**Set exercise:** Print, exactly and with both ends included, the lines below that run from the one containing "Give me the" to the one containing "const afterGroups = ['a', 'a', 'b', 'c', 'd', 'b']". Pictures are omitted.

====

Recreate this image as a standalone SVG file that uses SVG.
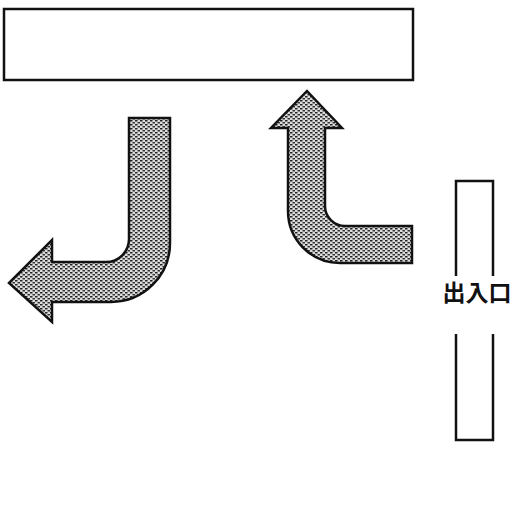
<svg xmlns="http://www.w3.org/2000/svg" width="521" height="514" viewBox="0 0 521 514">
<style>
.box{fill:#fff;stroke:#111;stroke-width:2.5}
.arrow{fill:url(#dots);stroke:#111;stroke-width:2.5;stroke-linejoin:miter}
.wall{fill:none;stroke:#111;stroke-width:2.5}
.label{font-family:"Noto Sans CJK JP","Noto Sans CJK SC",sans-serif;font-weight:bold;font-size:23px;fill:#111}
</style>
<defs>
<pattern id="dots" width="5" height="4" patternUnits="userSpaceOnUse">
<rect width="5" height="4" fill="#dcdcdc"/>
<rect x="0" y="0" width="2.5" height="1.5" fill="#222"/>
<rect x="2.5" y="2" width="2.5" height="1.5" fill="#333"/>
</pattern>
</defs>
<g id="building">
<rect class="box" x="4" y="9" width="409" height="71"/>
</g>
<g id="connectors">
<path id="arrow-out" class="arrow" d="M129,118 L170,118 L170,243 A59,59 0 0 1 111,302 L52,302 L52,322 L9,283 L52,240 L52,262 L106,262 A23,23 0 0 0 129,239 Z"/>
<path id="arrow-in" class="arrow" d="M307,91 L342,128 L325,128 L325,206 A20,20 0 0 0 345,226 L412,226 L412,263 L340,263 A52,52 0 0 1 288,211 L288,128 L271,128 Z"/>
</g>
<g id="entrance">
<path class="wall" d="M456,276 L456,181 L493,181 L493,276"/>
<path class="wall" d="M456,334 L456,440 L493,440 L493,334"/>
<text class="label" x="477" y="301" text-anchor="middle">出入口</text>
</g>
</svg>
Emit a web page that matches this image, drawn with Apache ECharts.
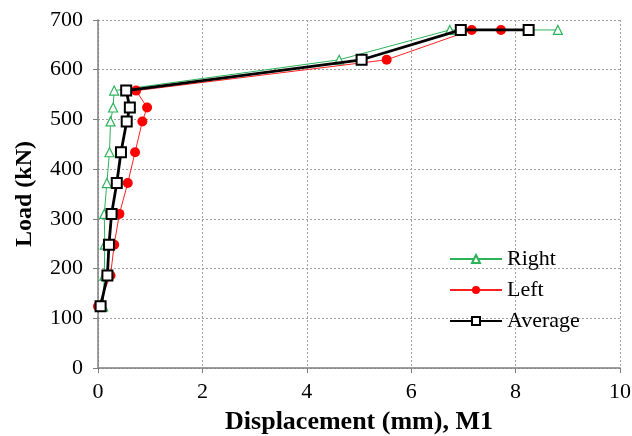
<!DOCTYPE html>
<html><head><meta charset="utf-8">
<script src="https://cdn.jsdelivr.net/npm/echarts@6/dist/echarts.min.js"></script>
<style>html,body{margin:0;padding:0;background:#fff}#c{width:632px;height:436px}</style>
</head><body><div id="c"></div>
<script>
const loads = [124, 186, 248, 310, 372, 434, 496, 524, 558, 620, 680, 680];
const rightDisp = [0.10, 0.12, 0.13, 0.12, 0.17, 0.22, 0.24, 0.29, 0.31, 4.62, 6.74, 8.81];
const leftDisp = [0.00, 0.24, 0.31, 0.41, 0.57, 0.71, 0.85, 0.94, 0.73, 5.53, 7.16, 7.72];
const avgDisp = [0.05, 0.18, 0.21, 0.26, 0.36, 0.44, 0.55, 0.61, 0.54, 5.05, 6.95, 8.25];
const xTicks = [0, 2, 4, 6, 8, 10];
const yTicks = [0, 100, 200, 300, 400, 500, 600, 700];

const pair = d => d.map((x, i) => [x, loads[i]]);
const font = '"Liberation Serif", "DejaVu Serif", serif';
const chart = echarts.init(document.getElementById('c'));
chart.setOption({
  animation: false,
  textStyle: { fontFamily: font },
  grid: { left: 98, right: 12, top: 20, bottom: 68, show: false, containLabel: false, outerBoundsMode: 'none' },
  legend: {
    orient: 'vertical', left: 444, top: 243, itemWidth: 52, itemHeight: 10, itemGap: 9,
    textStyle: { fontFamily: font, fontSize: 22, color: '#000' },
    data: ['Right', 'Left', 'Average']
  },
  xAxis: {
    type: 'value', min: 0, max: 10, interval: 2,
    name: 'Displacement (mm), M1', nameLocation: 'middle', nameGap: 41,
    nameTextStyle: { fontFamily: font, fontSize: 26, fontWeight: 'bold', color: '#000' },
    axisLine: { lineStyle: { color: '#7f7f7f', width: 1.5 } },
    axisTick: { show: true, inside: false, length: 5, lineStyle: { color: '#7f7f7f' } },
    axisLabel: { fontFamily: font, fontSize: 22, color: '#000', margin: 13,
      formatter: v => xTicks.includes(v) ? String(v) : '' },
    splitLine: { show: true, lineStyle: { color: '#a0a0a0', type: [2, 2], width: 1 } }
  },
  yAxis: {
    type: 'value', min: 0, max: 700, interval: 100,
    name: 'Load (kN)', nameLocation: 'middle', nameGap: 61,
    nameTextStyle: { fontFamily: font, fontSize: 24, fontWeight: 'bold', color: '#000' },
    axisLine: { show: true, lineStyle: { color: '#7f7f7f', width: 1.5 } },
    axisTick: { show: true, length: 5, lineStyle: { color: '#7f7f7f' } },
    axisLabel: { fontFamily: font, fontSize: 22, color: '#000', margin: 15,
      formatter: v => yTicks.includes(v) ? String(v) : '' },
    splitLine: { show: true, lineStyle: { color: '#a0a0a0', type: [2, 2], width: 1 } }
  },
  series: [
    { name: 'Right', type: 'line', data: pair(rightDisp), symbol: 'triangle', symbolSize: 9,
      lineStyle: { color: '#2db25a', width: 1 },
      itemStyle: { color: '#fff', borderColor: '#2db25a', borderWidth: 1.2 }, z: 2 },
    { name: 'Left', type: 'line', data: pair(leftDisp), symbol: 'circle', symbolSize: 10,
      lineStyle: { color: '#ff2020', width: 1 },
      itemStyle: { color: '#ff0000', borderColor: '#ff0000', borderWidth: 0 }, z: 3 },
    { name: 'Average', type: 'line', data: pair(avgDisp), symbol: 'rect', symbolSize: 10,
      lineStyle: { color: '#000', width: 2.8 },
      itemStyle: { color: '#fff', borderColor: '#000', borderWidth: 2 }, z: 4 }
  ]
});
</script></body></html>
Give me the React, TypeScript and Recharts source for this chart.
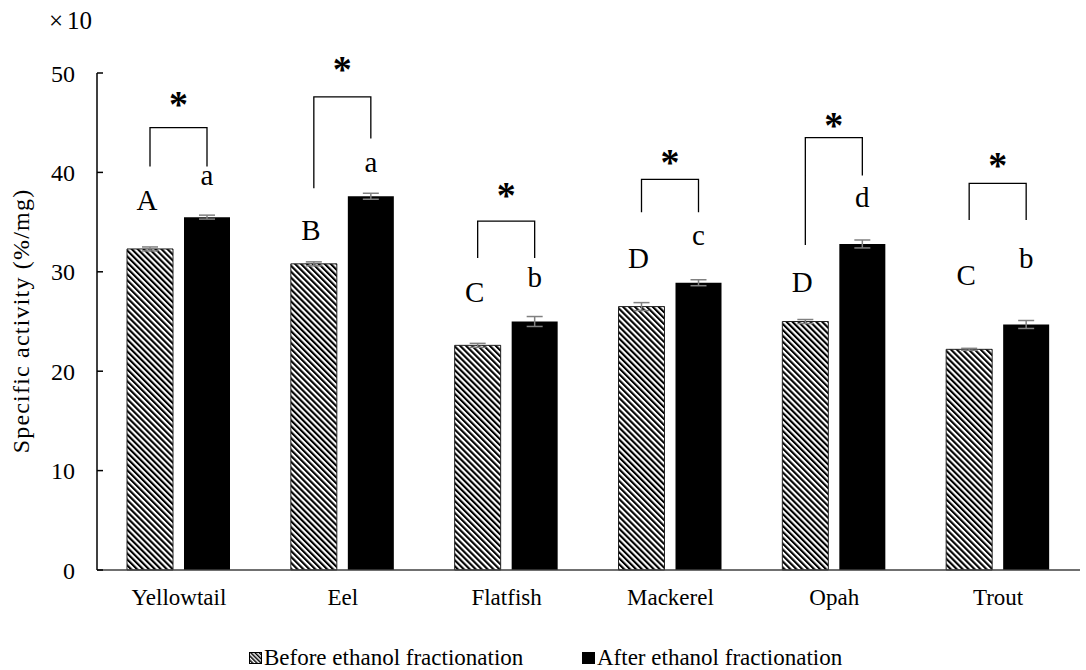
import { BarChart, Bar, XAxis, YAxis, ErrorBar, LabelList } from 'recharts'

// species on the x axis
const categories = ['Yellowtail', 'Eel', 'Flatfish', 'Mackerel', 'Opah', 'Trout']

// specific activity (×10 %/mg), mean and SD
const before = [32.3, 30.8, 22.6, 26.5, 25.0, 22.2]
const after = [35.5, 37.6, 25.0, 28.9, 32.8, 24.7]
const beforeErr = [0.2, 0.2, 0.2, 0.4, 0.2, 0.1]
const afterErr = [0.2, 0.3, 0.5, 0.3, 0.4, 0.4]

// significance groups
const beforeGroups = ['A', 'B', 'C', 'D', 'D', 'C']
const afterGroups = ['a', 'a', 'b', 'c', 'd', 'b']

// annotation levels in axis units
const upperLetterLevel = [36.2, 33.2, 27.0, 30.4, 28.0, 28.7]
const lowerLetterLevel = [38.7, 40.0, 28.5, 32.7, 36.5, 30.4]
const bracketTop = [44.5, 47.6, 35.1, 39.3, 43.5, 38.9]
const leftLegEnd = [40.6, 38.4, 31.4, 36.0, 32.7, 35.2]
const rightLegEnd = [40.6, 43.4, 31.4, 36.0, 39.7, 35.2]
const starLevel = [47.6, 51.1, 38.4, 41.8, 45.5, 41.4]

const yTicks = [0, 10, 20, 30, 40, 50]

const FONT = '"Liberation Serif", "Times New Roman", serif'
const BAR_SIZE = 46
const BAR_GAP = 11

const data = categories.map((name, i) => ({
  name,
  before: before[i],
  after: after[i],
  beforeErr: beforeErr[i],
  afterErr: afterErr[i],
}))

// pixel y for an axis value, derived from the bar's own geometry
const scaleFromBar = (vb: any, value: number) => {
  const base = vb.y + vb.height
  const k = vb.height / value
  return (v: number) => base - v * k
}

const YTick = ({ x, y, payload }: any) => (
  <g>
    <line x1={x + 22} x2={x + 28} y1={y} y2={y} stroke="#000" strokeWidth={1.5} />
    <text x={x} y={y} dy="0.36em" textAnchor="end" style={{ fontFamily: FONT, fontSize: 24 }} fill="#000">
      {payload.value}
    </text>
  </g>
)

const BeforeLetter = (props: any) => {
  const vb = props.viewBox || props
  const i = props.index
  const py = scaleFromBar(vb, before[i])
  return (
    <text x={vb.x + vb.width / 2 - 3} y={py(upperLetterLevel[i])} textAnchor="middle" style={{ fontFamily: FONT, fontSize: 29 }} fill="#000">
      {beforeGroups[i]}
    </text>
  )
}

const AfterAnnotation = (props: any) => {
  const vb = props.viewBox || props
  const i = props.index
  const py = scaleFromBar(vb, after[i])
  const xr = vb.x + vb.width / 2
  const xl = xr - vb.width - BAR_GAP
  const top = py(bracketTop[i])
  return (
    <g>
      <text x={xr} y={py(lowerLetterLevel[i])} textAnchor="middle" style={{ fontFamily: FONT, fontSize: 29 }} fill="#000">
        {afterGroups[i]}
      </text>
      <polyline
        points={`${xl},${py(leftLegEnd[i])} ${xl},${top} ${xr},${top} ${xr},${py(rightLegEnd[i])}`}
        fill="none"
        stroke="#000"
        strokeWidth={1.3}
      />
      <text x={(xl + xr) / 2} y={py(starLevel[i]) + 20} textAnchor="middle" style={{ fontFamily: FONT, fontSize: 38, fontWeight: 'bold' }} fill="#000">
        *
      </text>
    </g>
  )
}

const LegendSwatch = ({ hatched }: { hatched: boolean }) => (
  <svg width={13} height={12} style={{ marginRight: 2 }}>
    <defs>
      <pattern id="hatchSmall" patternUnits="userSpaceOnUse" width="3" height="3" patternTransform="rotate(-45)">
        <rect width="3" height="3" fill="#fff" />
        <rect width="1.5" height="3" fill="#000" />
      </pattern>
    </defs>
    <rect x={0.5} y={0.5} width={12} height={11} fill={hatched ? 'url(#hatchSmall)' : '#000'} stroke="#000" strokeWidth={1} />
  </svg>
)

const legendItem = {
  position: 'absolute' as const,
  top: 645,
  display: 'flex',
  alignItems: 'center',
  whiteSpace: 'nowrap' as const,
  lineHeight: '26px',
}

export default function App() {
  return (
    <div style={{ position: 'absolute', left: 0, top: 0, width: 1086, height: 670, background: '#fff', fontFamily: FONT, color: '#000', fontSize: 23 }}>
      <BarChart
        width={1086}
        height={670}
        data={data}
        margin={{ top: 73, right: 6, bottom: 0, left: 0 }}
        barSize={BAR_SIZE}
        barGap={BAR_GAP}
      >
        <defs>
          <pattern id="hatch" patternUnits="userSpaceOnUse" width="4.2" height="4.2" patternTransform="rotate(-45)">
            <rect width="4.2" height="4.2" fill="#fff" />
            <rect width="2.1" height="4.2" fill="#000" />
          </pattern>
        </defs>
        <text x={49} y={29} style={{ fontFamily: FONT, fontSize: 25 }} fill="#000">
          ×<tspan dx={4}>10</tspan>
        </text>
        <text
          x={0}
          y={0}
          transform="translate(29, 321) rotate(-90)"
          textAnchor="middle"
          style={{ fontFamily: FONT, fontSize: 24, letterSpacing: 1.2 }}
          fill="#000"
        >
          Specific activity (%/mg)
        </text>
        <XAxis
          dataKey="name"
          height={100}
          tickLine={false}
          tickSize={0}
          tickMargin={19}
          axisLine={{ stroke: '#404040', strokeWidth: 1.5 }}
          tick={{ fontFamily: FONT, fontSize: 23, fill: '#000' }}
        />
        <YAxis
          width={97}
          domain={[0, 50]}
          ticks={yTicks}
          interval={0}
          tickLine={false}
          tickSize={0}
          tickMargin={22}
          axisLine={{ stroke: '#000', strokeWidth: 1.5 }}
          tick={<YTick />}
        />
        <Bar dataKey="before" fill="url(#hatch)" stroke="#222" strokeWidth={1} isAnimationActive={false}>
          <ErrorBar dataKey="beforeErr" width={8} stroke="#808080" strokeWidth={1.5} direction="y" />
          <LabelList dataKey="before" content={BeforeLetter} />
        </Bar>
        <Bar dataKey="after" fill="#000" isAnimationActive={false}>
          <ErrorBar dataKey="afterErr" width={8} stroke="#808080" strokeWidth={1.5} direction="y" />
          <LabelList dataKey="after" content={AfterAnnotation} />
        </Bar>
      </BarChart>
      <div style={{ ...legendItem, left: 249 }}>
        <LegendSwatch hatched />
        <span>Before ethanol fractionation</span>
      </div>
      <div style={{ ...legendItem, left: 582 }}>
        <LegendSwatch hatched={false} />
        <span>After ethanol fractionation</span>
      </div>
    </div>
  )
}
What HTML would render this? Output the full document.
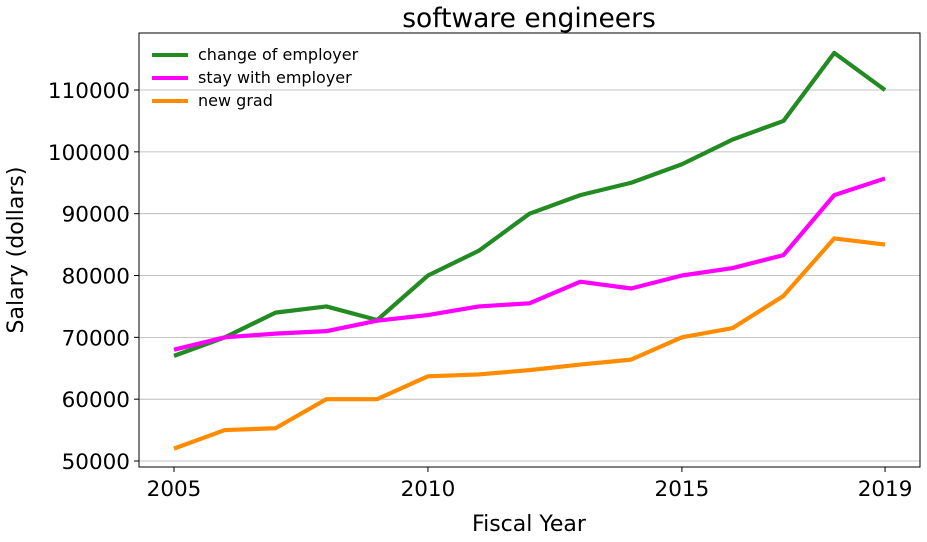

====

**Exercise solution:**
Give me the React, TypeScript and Recharts source for this chart.
import { BarChart, Bar, XAxis, YAxis, ErrorBar, LabelList } from 'recharts'

// species on the x axis
const categories = ['Yellowtail', 'Eel', 'Flatfish', 'Mackerel', 'Opah', 'Trout']

// specific activity (×10 %/mg), mean and SD
const before = [32.3, 30.8, 22.6, 26.5, 25.0, 22.2]
const after = [35.5, 37.6, 25.0, 28.9, 32.8, 24.7]
const beforeErr = [0.2, 0.2, 0.2, 0.4, 0.2, 0.1]
const afterErr = [0.2, 0.3, 0.5, 0.3, 0.4, 0.4]

// significance groups
const beforeGroups = ['A', 'B', 'C', 'D', 'D', 'C']
const afterGroups = ['a', 'a', 'b', 'c', 'd', 'b']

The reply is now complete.